Every time I see a bemused Scandinavian in flip-flops and shorts taking a photo of an innocuous wall in Hamra, while a confused bakery shop owner looks on in utter confusion, I smile to myself. The baker slaps some cheese onto a piece of circular dough, wipes his hairy knuckles on his off white apron and shrugs. Ajenib. I have no idea what the Scandi sees on that wall, but I’m happy he sees it. And I’m happy it’ll end up on his Flickr and Facebook and that his network of friends will see it. And that they’ll flock here.
Tourists and our interactions with them are terribly important. The more we meet people from around the world, the more we come to accept them, as cheesy and redundant as that sounds. Places stop being abstract, they become embodied by a real individual. There’s an interaction that sticks in your mind.
One of my favourite hangouts in Beirut is Torino Express. It was one of the first bars to open in Gemmayze, before it became a petting zoo full of pony-tailed pot-bellied valets and management consultants. It’s not much to look at, just a stunted hallway basking in red neon. But it’s my real life equivalent of Cheers. A refuge for anyone who wishes to eschew the touch-screen, uber-designed clinical Beirut that has emerged over the past few years. And it’s always full of tourists. Their battered guidebook resting on the creaky wooden tables, more often than not serving as coasters.
I try to make the most of having these tourists around. I kind of miss the diversity I had in London. I know I keep harping back to that, but it’s true. That was my reality for about 20 years. Bumping into people from everywhere every day, and I miss that. So I’ll be that annoying Lebanese guy who wants to start chatting away to a group of tourists minus the “you know in Libanon you can swim and ski in ze same day”.
Of course, not every non-Lebanese person in town is a tourist. A lot of those you see around town aren’t tourists at all. They’re expats. They’ve made this city their home.

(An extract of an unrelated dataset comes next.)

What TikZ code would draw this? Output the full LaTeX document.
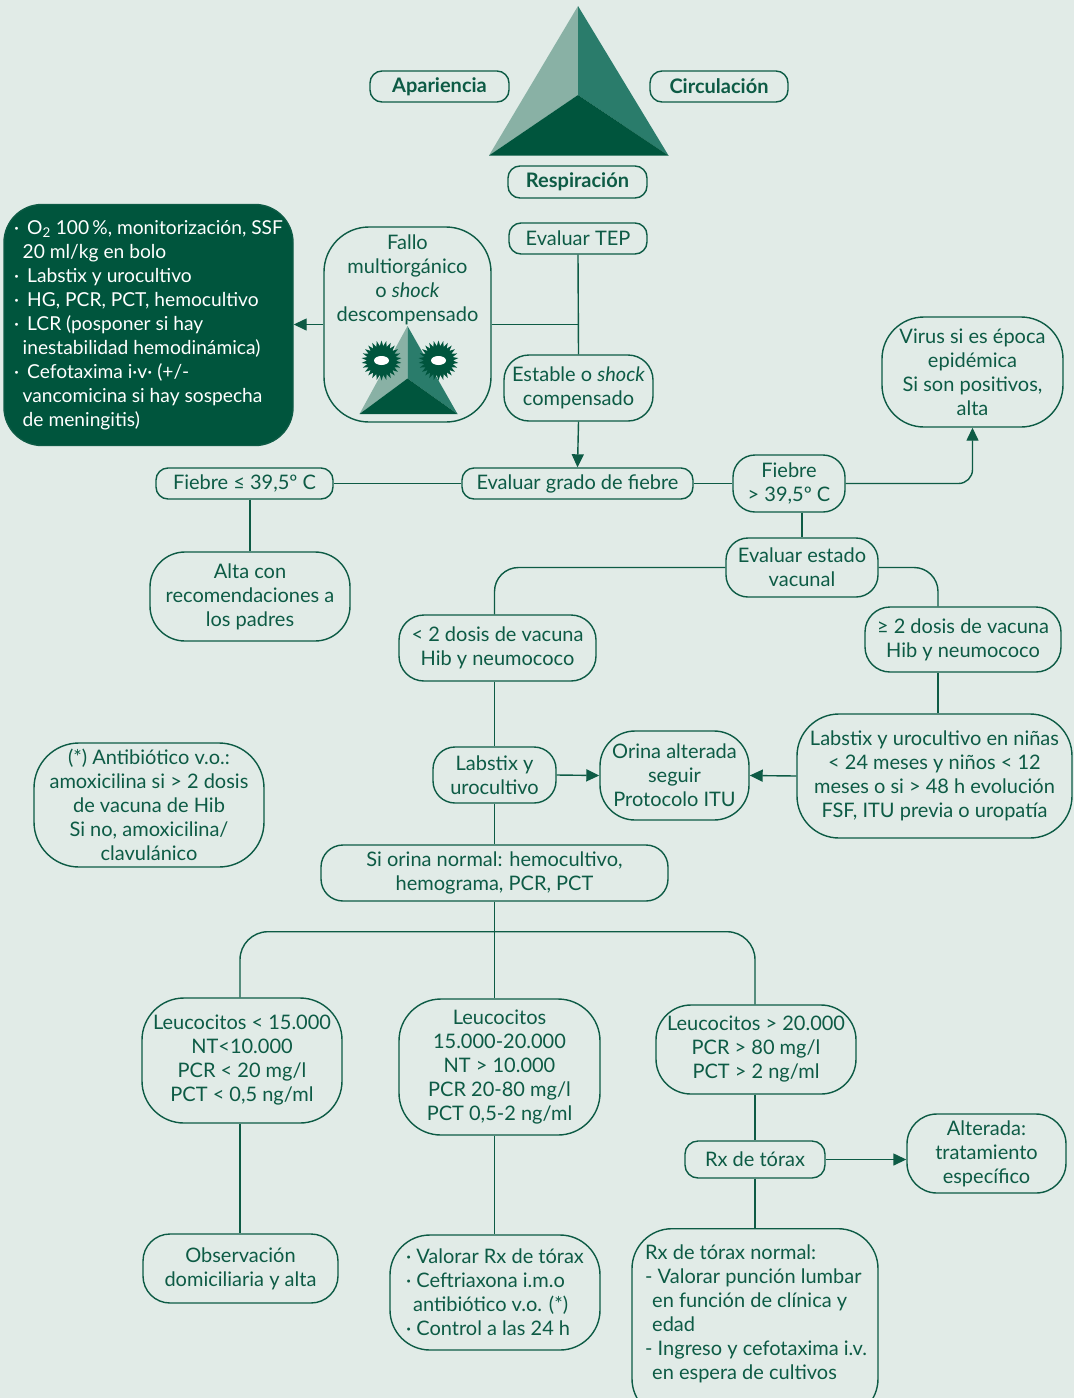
\documentclass[tikz,border=0pt]{standalone}
\usepackage{fontspec}
\setmainfont{Lato}
\usetikzlibrary{arrows.meta,shapes.geometric,calc}

\definecolor{bg}{HTML}{E1EBE7}
\definecolor{ln}{HTML}{0D5B45}
\definecolor{dk}{HTML}{00553D}
\definecolor{md}{HTML}{2A7C6B}
\definecolor{lt}{HTML}{89B1A5}

\newcommand{\fs}{\fontsize{20}{24}\selectfont}
\newcommand{\fsdark}{\fontsize{19.2}{24}\selectfont}

\tikzset{
  box/.style={draw=ln, line width=1.4pt, rounded corners=#1, inner sep=0pt,
    align=center, text=ln, font=\fs},
  box/.default=12pt,
  tag/.style={box, font=\fs\bfseries},
  conn/.style={draw=ln, line width=1.4pt},
  arr/.style={conn, -{Triangle[length=13pt,width=12pt]}},
}

\begin{document}
\begin{tikzpicture}[x=1pt,y=-1pt]
\clip (0,0) rectangle (1074,1398);
\fill[bg] (0,0) rectangle (1074,1398);
\useasboundingbox (0,0) rectangle (1074,1398);

% triangle of assessment
\fill[lt] (578,6) -- (578,95) -- (489,155.5) -- cycle;
\fill[md] (578,6) -- (668.5,155.5) -- (578,95) -- cycle;
\fill[dk] (489,155.5) -- (578,95) -- (668.5,155.5) -- cycle;

\node[tag, minimum width=139pt, minimum height=31pt] (ap) at (439.5,86.5) {Apariencia};
\node[tag, minimum width=138pt, minimum height=31pt] (ci) at (719,86.5) {Circulación};
\node[tag, minimum width=139pt, minimum height=32pt] (re) at (577.5,182) {Respiración};

% first decision
\node[box, minimum width=138pt, minimum height=31pt] (tep) at (578,238.5) {Evaluar TEP};
\node[box=45pt, minimum width=167pt, minimum height=195pt] (fallo) at (407.5,324.5) {};
\node[align=center, text=ln, font=\fs, inner sep=0pt] (fallotxt) at (407.5,280)
  {Fallo\\multiorgánico\\o \textit{shock}\\descompensado};

% small triangle with eyes
\fill[lt] (407.5,326) -- (407.5,378.5) -- (359.5,414) -- cycle;
\fill[md] (407.5,326) -- (457.5,414) -- (407.5,378.5) -- cycle;
\fill[dk] (359.5,414) -- (407.5,378.5) -- (457.5,414) -- cycle;
\node[star, star points=26, star point ratio=1.38, fill=dk, minimum size=40pt, inner sep=0pt] (eyeL) at (381.5,360.5) {};
\node[star, star points=26, star point ratio=1.38, fill=dk, minimum size=40pt, inner sep=0pt] (eyeR) at (438.5,360.5) {};
\node[ellipse, fill=white, minimum width=15pt, minimum height=9pt, inner sep=0pt] (pupL) at (eyeL) {};
\node[ellipse, fill=white, minimum width=15pt, minimum height=9pt, inner sep=0pt] (pupR) at (eyeR) {};

\node[box=38pt, fill=dk, text=white, font=\fsdark, align=left, minimum width=289pt, minimum height=241pt] (dark) at (148.5,325)
  {·\, O\textsubscript{2} 100\,\%, monitorización, SSF\\
   \hspace*{0.45em}20 ml/kg en bolo\\
   ·\, Labstix y urocultivo\\
   ·\, HG, PCR, PCT, hemocultivo\\
   ·\, LCR (posponer si hay\\
   \hspace*{0.45em}inestabilidad hemodinámica)\\
   ·\, Cefotaxima i·v· (+/-\\
   \hspace*{0.45em}vancomicina si hay sospecha\\
   \hspace*{0.45em}de meningitis)};

\node[box=25pt, minimum width=149pt, minimum height=66pt] (est) at (578.5,388)
  {Estable o \textit{shock}\\compensado};

% fever grade
\node[box, minimum width=231pt, minimum height=31pt] (grado) at (577.5,483.5) {Evaluar grado de fiebre};
\node[box, minimum width=177pt, minimum height=31pt] (fle) at (244.5,483.5) {Fiebre ≤ 39,5º C};
\node[box=35pt, minimum width=200pt, minimum height=89pt] (alta) at (250,596.5)
  {Alta con\\recomendaciones a\\los padres};
\node[box=22pt, minimum width=112pt, minimum height=57pt] (fg) at (789,483.5) {Fiebre\\> 39,5º C};
\node[box=42pt, minimum width=181pt, minimum height=110pt] (virus) at (972.5,372)
  {Virus si es época\\epidémica\\Si son positivos,\\alta};

% vaccination status
\node[box=22pt, minimum width=152pt, minimum height=59pt] (vac) at (802,567.5) {Evaluar estado\\vacunal};
\node[box=25pt, minimum width=197pt, minimum height=66pt] (lt2) at (497.5,648) {< 2 dosis de vacuna\\Hib y neumococo};
\node[box=25pt, minimum width=196pt, minimum height=65pt] (ge2) at (963,639.5) {≥ 2 dosis de vacuna\\Hib y neumococo};
\node[box=42pt, minimum width=275pt, minimum height=124pt] (lab2) at (934.5,776)
  {Labstix y urocultivo en niñas\\< 24 meses y niños < 12\\meses o si > 48 h evolución\\FSF, ITU previa o uropatía};
\node[box=35pt, minimum width=149pt, minimum height=89pt] (orina) at (674.5,775.5)
  {Orina alterada\\seguir\\Protocolo ITU};
\node[box=22pt, minimum width=123pt, minimum height=56pt] (labs) at (494.5,775) {Labstix y\\urocultivo};
\node[box=45pt, minimum width=230pt, minimum height=124pt] (anti) at (149,805)
  {(*) Antibiótico v.o.:\\amoxicilina si > 2 dosis\\de vacuna de Hib\\Si no, amoxicilina/\\clavulánico};
\node[box=22pt, minimum width=347pt, minimum height=56pt] (sio) at (494.5,873)
  {Si orina normal: hemocultivo,\\hemograma, PCR, PCT};

% laboratory results
\node[box=42pt, minimum width=200pt, minimum height=125pt] (ll) at (242,1060.5)
  {Leucocitos < 15.000\\NT<10.000\\PCR < 20 mg/l\\PCT < 0,5 ng/ml};
\node[box=42pt, minimum width=201pt, minimum height=136pt] (lm) at (499.5,1067)
  {Leucocitos\\15.000-20.000\\NT > 10.000\\PCR 20-80 mg/l\\PCT 0,5-2 ng/ml};
\node[box=35pt, minimum width=200pt, minimum height=89pt] (lr) at (756,1049.5)
  {Leucocitos > 20.000\\PCR > 80 mg/l\\PCT > 2 ng/ml};
\node[box=13pt, minimum width=140pt, minimum height=37pt] (rx) at (755,1159.5) {Rx de tórax};
\node[box=30pt, minimum width=159pt, minimum height=79pt] (alt) at (986.5,1153.5)
  {Alterada:\\tratamiento\\específico};
\node[box=27pt, minimum width=195pt, minimum height=69pt] (obs) at (240.5,1268.5)
  {Observación\\domiciliaria y alta};
\node[box=40pt, align=left, minimum width=210pt, minimum height=115pt] (vrx) at (495,1292.5)
  {· Valorar Rx de tórax\\
   · Ceftriaxona i.m.o\\
   \hspace*{0.35em}antibiótico v.o. (*)\\
   · Control a las 24 h};
\node[box=40pt, minimum width=246pt, minimum height=190pt, anchor=north] (rxn) at (755,1228) {};
\node[align=left, text=ln, font=\fs, inner sep=0pt, anchor=north west] (rxntxt) at (645,1245)
  {Rx de tórax normal:\\
   - Valorar punción lumbar\\
   \hspace*{0.35em}en función de clínica y\\
   \hspace*{0.35em}edad\\
   - Ingreso y cefotaxima i.v.\\
   \hspace*{0.35em}en espera de cultivos};

% helper points for off-centre connectors
\coordinate (ge2b) at ($(ge2.south)+(-25,0)$);
\coordinate (ge2t) at ($(ge2.north)+(-25,0)$);
\coordinate (llt) at ($(ll.north)+(-2,0)$);
\coordinate (llb) at ($(ll.south)+(-2,0)$);
\coordinate (split) at ($(sio.south)+(0,30)$);

% connectors
\draw[conn] (tep.south) -- (est.north);
\draw[conn] (fallo.east) -- (fallo.east -| tep.south);
\draw[arr] (fallo.west) -- (dark.east |- fallo.west);
\draw[arr] (est.south) -- (grado.north);
\draw[conn] (grado.west) -- (fle.east);
\draw[conn] (grado.east) -- (fg.west);
\draw[conn] (fle.south -| alta.north) -- (alta.north);
\draw[arr, rounded corners=14pt] (fg.east) -| (virus.south);
\draw[conn] (fg.south -| vac.north) -- (vac.north);
\draw[conn, rounded corners=24pt] (vac.west) -| (lt2.north -| labs.north);
\draw[conn, rounded corners=24pt] (vac.east) -| (ge2t);
\draw[conn] (ge2b) -- (ge2b |- lab2.north);
\draw[conn] (lt2.south -| labs.north) -- (labs.north);
\draw[arr] (labs.east) -- (orina.west);
\draw[arr] (lab2.west) -- (orina.east);
\draw[conn] (labs.south) -- (sio.north);
\draw[conn] (sio.south) -- (lm.north -| sio.south);
\draw[conn, rounded corners=28pt] (llt) |- (split) -| (lr.north -| rx.north);
\draw[conn] (llb) -- (llb |- obs.north);
\draw[conn] (lm.south -| sio.south) -- (vrx.north -| sio.south);
\draw[conn] (lr.south -| rx.north) -- (rx.north);
\draw[arr] (rx.east) -- (rx.east -| alt.west);
\draw[conn] (rx.south) -- (rxn.north);
\end{tikzpicture}
\end{document}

I do most of my work freelance now, which means I spend a lot of time working in cafes in Hamra. I say working, but I actually mean staring blankly at my MacBook and looking at the people around me trying to imagine their lives.

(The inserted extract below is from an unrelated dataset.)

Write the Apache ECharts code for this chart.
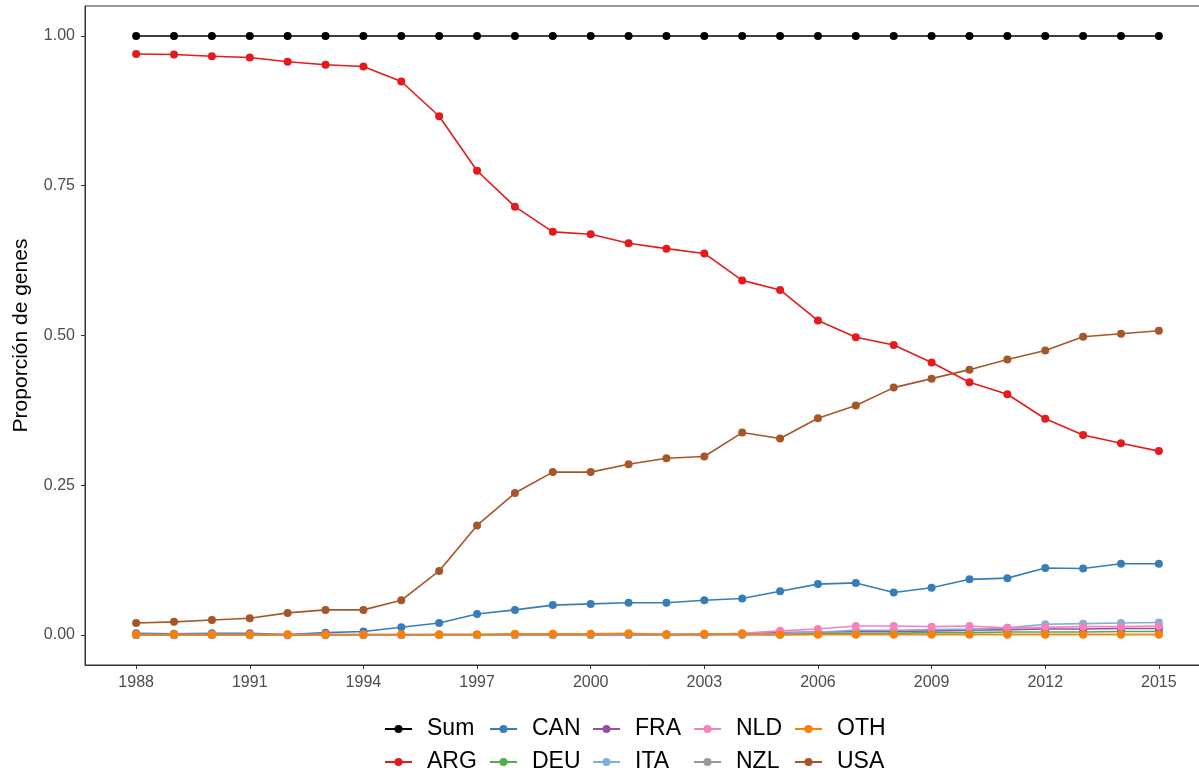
<!DOCTYPE html>
<html>
<head>
<meta charset="utf-8">
<script src="https://cdn.jsdelivr.net/npm/echarts@6/dist/echarts.min.js"></script>
<style>
  html, body { margin: 0; padding: 0; background: #fff; }
  #chart { width: 1199px; height: 773px; }
</style>
</head>
<body>
<div id="chart"></div>
<script>
// Proporción de genes por país, 1988-2015
var YEARS = [];
for (var yr = 1988; yr <= 2015; yr++) YEARS.push(yr);

var X_TICKS = [1988, 1991, 1994, 1997, 2000, 2003, 2006, 2009, 2012, 2015];
var Y_TICKS = [0, 0.25, 0.5, 0.75, 1];

var SUM = [1, 1, 1, 1, 1, 1, 1, 1, 1, 1, 1, 1, 1, 1, 1, 1, 1, 1, 1, 1, 1, 1, 1, 1, 1, 1, 1, 1];
var ARG = [0.970, 0.969, 0.966, 0.964, 0.957, 0.952, 0.949, 0.924, 0.866, 0.775, 0.715, 0.673, 0.669, 0.654,
           0.645, 0.637, 0.592, 0.576, 0.525, 0.497, 0.484, 0.455, 0.422, 0.402, 0.361, 0.334, 0.320, 0.307];
var CAN = [0.003, 0.002, 0.003, 0.003, 0.001, 0.004, 0.006, 0.013, 0.020, 0.035, 0.042, 0.050, 0.052, 0.054,
           0.054, 0.058, 0.061, 0.073, 0.085, 0.087, 0.071, 0.079, 0.093, 0.095, 0.112, 0.111, 0.119, 0.119];
var DEU = [0.000, 0.000, 0.000, 0.000, 0.000, 0.000, 0.000, 0.000, 0.001, 0.001, 0.001, 0.001, 0.001, 0.001,
           0.001, 0.001, 0.002, 0.002, 0.003, 0.003, 0.003, 0.004, 0.004, 0.005, 0.005, 0.005, 0.006, 0.006];
var FRA = [0.000, 0.000, 0.000, 0.000, 0.000, 0.000, 0.000, 0.000, 0.000, 0.000, 0.001, 0.001, 0.001, 0.001,
           0.001, 0.001, 0.002, 0.004, 0.005, 0.006, 0.006, 0.007, 0.008, 0.009, 0.010, 0.010, 0.011, 0.011];
var ITA = [0.000, 0.000, 0.000, 0.000, 0.000, 0.000, 0.000, 0.000, 0.000, 0.000, 0.000, 0.000, 0.000, 0.000,
           0.000, 0.001, 0.002, 0.003, 0.005, 0.008, 0.008, 0.009, 0.010, 0.012, 0.018, 0.019, 0.020, 0.021];
var NLD = [0.001, 0.001, 0.001, 0.001, 0.001, 0.001, 0.001, 0.001, 0.001, 0.001, 0.001, 0.001, 0.001, 0.001,
           0.001, 0.001, 0.003, 0.007, 0.010, 0.015, 0.015, 0.014, 0.015, 0.012, 0.013, 0.014, 0.014, 0.015];
var NZL = [0.000, 0.000, 0.000, 0.000, 0.000, 0.000, 0.000, 0.000, 0.000, 0.000, 0.000, 0.000, 0.000, 0.000,
           0.000, 0.000, 0.000, 0.000, 0.001, 0.001, 0.001, 0.001, 0.001, 0.001, 0.001, 0.001, 0.001, 0.001];
var OTH = [0.001, 0.001, 0.001, 0.001, 0.001, 0.001, 0.001, 0.001, 0.001, 0.001, 0.002, 0.002, 0.002, 0.003,
           0.001, 0.002, 0.002, 0.001, 0.001, 0.001, 0.001, 0.001, 0.001, 0.001, 0.001, 0.001, 0.001, 0.001];
var USA = [0.020, 0.022, 0.025, 0.028, 0.037, 0.042, 0.042, 0.058, 0.107, 0.183, 0.237, 0.272, 0.272, 0.285,
           0.295, 0.298, 0.338, 0.328, 0.362, 0.383, 0.413, 0.428, 0.443, 0.460, 0.475, 0.498, 0.503, 0.508];

var SERIES = [
  { name: "Sum", data: SUM, color: "#000000" },
  { name: "ARG", data: ARG, color: "#E41A1C" },
  { name: "CAN", data: CAN, color: "#377EB8" },
  { name: "DEU", data: DEU, color: "#4DAF4A" },
  { name: "FRA", data: FRA, color: "#984EA3" },
  { name: "ITA", data: ITA, color: "#80B1D3" },
  { name: "NLD", data: NLD, color: "#F781BF" },
  { name: "NZL", data: NZL, color: "#999999" },
  { name: "OTH", data: OTH, color: "#FF7F00" },
  { name: "USA", data: USA, color: "#A65628" }
];

// ggplot fills the legend column by column: 2 rows x 5 columns
var LEGEND_COLS = [["Sum", "ARG"], ["CAN", "DEU"], ["FRA", "ITA"], ["NLD", "NZL"], ["OTH", "USA"]];
var LEGEND_LEFT = [379, 484, 587, 688, 789];

var FONT = "Liberation Sans, Arial, sans-serif";

var chart = echarts.init(document.getElementById("chart"));

chart.setOption({
  backgroundColor: "#ffffff",
  animation: false,
  textStyle: { fontFamily: FONT },
  grid: {
    left: 85, right: -11, top: 6, bottom: 108, outerBoundsMode: "none",
    show: true, borderColor: "#333333", borderWidth: 1
  },
  legend: LEGEND_COLS.map(function (col, i) {
    return {
      orient: "vertical", left: LEGEND_LEFT[i], top: 712, height: 100,
      data: col, itemWidth: 27, itemHeight: 10, itemGap: 9,
      selectedMode: false,
      textStyle: { fontSize: 23, color: "#000", fontFamily: FONT, lineHeight: 24, padding: [0, 0, 0, 10] }
    };
  }),
  xAxis: {
    type: "value", min: 1986.65, max: 2016.35,
    splitLine: { show: false },
    axisLine: { show: true, onZero: false, lineStyle: { color: "#333333" } },
    axisTick: { show: true, length: 4, customValues: X_TICKS, lineStyle: { color: "#333333" } },
    axisLabel: {
      customValues: X_TICKS, margin: 10, fontSize: 16, color: "#4d4d4d",
      formatter: function (v) { return String(v); }
    }
  },
  yAxis: {
    type: "value", min: -0.05, max: 1.05,
    name: "Proporción de genes", nameLocation: "middle", nameGap: 53,
    nameTextStyle: { fontSize: 21, color: "#000", fontFamily: FONT },
    splitLine: { show: false },
    axisLine: { show: true, onZero: false, lineStyle: { color: "#333333" } },
    axisTick: { show: true, length: 4, customValues: Y_TICKS, lineStyle: { color: "#333333" } },
    axisLabel: {
      customValues: Y_TICKS, margin: 10, fontSize: 16, color: "#4d4d4d",
      formatter: function (v) { return v.toFixed(2); }
    }
  },
  series: SERIES.map(function (s) {
    return {
      name: s.name, type: "line",
      data: s.data.map(function (v, i) { return [YEARS[i], v]; }),
      symbol: "circle", symbolSize: 8, showSymbol: true,
      itemStyle: { color: s.color },
      lineStyle: { color: s.color, width: 1.6 },
      emphasis: { disabled: true }
    };
  })
});
</script>
</body>
</html>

A cursory look around on any given day reveals that half the place probably isn’t Lebanese or even Middle Eastern. This never happened when I spent my AUB days loitering around the area. There were two American exchange students who’d been disowned by their parents in Nebraska, and that was about it.
Today, there are the journalists who think they’ve figured it all out. There are the activists and aid workers, who know they haven’t figured anything out but keep trying anyway. There are the randoms, who came here for a weekend on their way back from Jordan 10 years ago and forgot to leave.
So, if you think about it, Beirut is teeming with people from all over. Although I started this post wanting to talk about tourism, we shouldn’t forget we have hundreds of thousands of people from exceedingly interesting parts of the world living with us on a daily basis, often literally. The Syrians, Egyptians, Filipinos, Ethiopians, Sri Lankans and others.
Sure we’ll ask a Dutch couple at Torino what it’s like living in Amsterdam, but when was the last time you stopped to ask what it was like living in Addis Ababa or Manilla. I’m pretty sure that would be just as interesting. Probably even more so.